Quando a Copa de 2014 chegar, o Brasil terá provado ao mundo ser capaz de erguer
uma dezena de odes de concreto ao esporte que o notabilizou como país do
futebol. Terá estádios monumentais, mais aeroportos, metrôs e avenidas. Vai
dispor para isso de R$ 27 bilhões, o equivalente a metade da economia de um ano
inteiro de um país como o Paraguai, ou o Bahrein. Mas a Copa não é para todos.
Uma parcela dos brasileiros já saiu perdendo, a começar pelas 170 mil pessoas
ameaçadas de perder suas casas para dar lugar às obras. Há também os que ainda
vão perder com a Copa, mas não sabem, e, ao contrário, pensarão estar tirando
alguma vantagem.
Mas há uma ameaça por trás de tanta euforia: a concentração de operários nas
obras, a grande movimentação de pessoas nos jogos e a circulação de dinheiro
representam um risco maior às crianças socialmente vulneráveis. As redes de
exploração sexual e de tráfico de seres humanos tendem a se organizar para
recrutar mulheres, crianças e adolescentes para uma demanda que certamente
crescerá com a vinda de mais de meio milhão de turistas, pelas estimativas do
Ministério do Turismo.
O pornoturismo segue uma lógica de mercado.

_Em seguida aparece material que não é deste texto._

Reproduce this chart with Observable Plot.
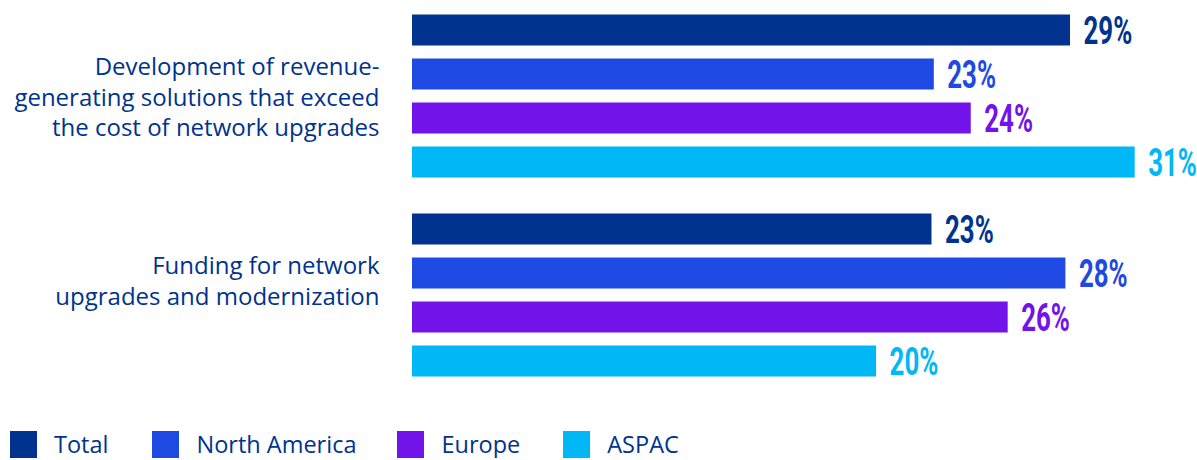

Existe porque há demanda, e o
Brasil é um destino barato para quem chega de países com moeda mais valorizada
do que o real. O predador sexual usa a mesma infraestrutura de outros turistas
e, em geral, a atividade depende da cumplicidade por ação direta ou omissão de
guias e agências de viagens, hotéis, bares, restaurantes, barracas de praia,
garçons, porteiros, caminhoneiros, taxistas, prostíbulos, casas de massagem. E
enquanto houver o turismo sexual, a possibilidade de ele atrair crianças e
adolescentes sempre existirá. Cada cidade tem seus pontos propícios para o sexo
proibido com menores de idade.
O Brasil desconhece a dimensão da exploração sexual de crianças e adolescentes porque não dispõe de estatísticas a respeito. “Não se faz políticas públicas sem dados e sem orçamento”, avalia a advogada especialista em direitos da infância Jalusa Silva de Arruda, da Universidade Federal da Bahia. O país carece de ambos. O único estudo do gênero é de 2002. Desde então, tateia-se em cifras ocultas, mascarando o problema com subnotificações ao lançar o pouco que se registra no pacote das “violências sexuais”.
Os governos resistem em admitir a existência do turismo sexual porque isso mancha a reputação das cidades turísticas, o que se reflete na falta de ações governamentais. Para o advogado Carlos Nicodemos, coordenador do Projeto Legal, a visão judicialista sobre o tema leva à prevalência de um sistema judiciário com viés criminalizador das vítimas. “Crianças e adolescentes expostos ao turismo sexual são na verdade vítimas de estupro”, considera. A origem do problema está na falta de ações de governo que sejam capazes de protegê-las das redes de exploração.